Born Dec. 24, 1837, in Elberfeld, North Rhine-Westphalia; died June 5, 1887, in Rome. German painter.

Marées studied with K. Steffeck in Berlin in 1854 and 1855. Having lived in Italy from 1864 to 1870, he settled there permanently in 1873. Under the influence of Italian Renaissance art, Marees painted murals and sought to achieve lifelike representations (frescoes in the Zoological Station in Naples, 1873-74). He shared the aesthetic views of A. Hildebrand and K. Fiedler (neo-idealism), seeking to embody the dream of the “golden age” of humanity in allegorical images and to invest his works with expressive, purely plastic elements (The Golden Age, two versions, 1879-85, New Pinakothek, Munich).

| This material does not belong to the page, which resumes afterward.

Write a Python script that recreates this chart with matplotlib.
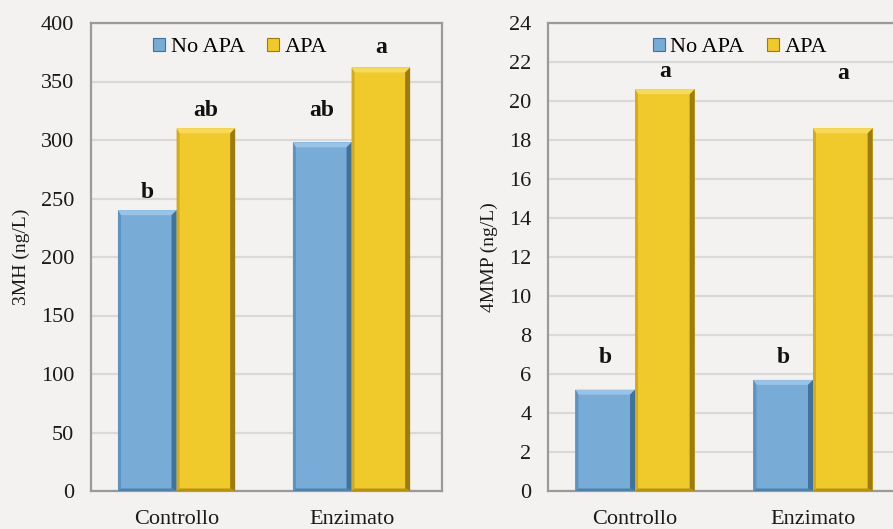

Marées’s subsequent triptych cycles on mythological themes are marked by clearly arranged masses, rhythmical forms, and rather bright colors; their two-dimensional and linear compositions anticipated art nouveau painting. The artist’s striving for an abstract artistic ideal, based on associations with classical art, introduced elements of cold abstractness into his works (The Judgment of Paris, 1880-81, National Gallery, Berlin; The Hesperides, 1884-87, New Pinakothek, Munich).


Kuttner, E. Hans von Marees. Dresden [1958].
Einem, H. von. Hans von Marees. Munich, 1967.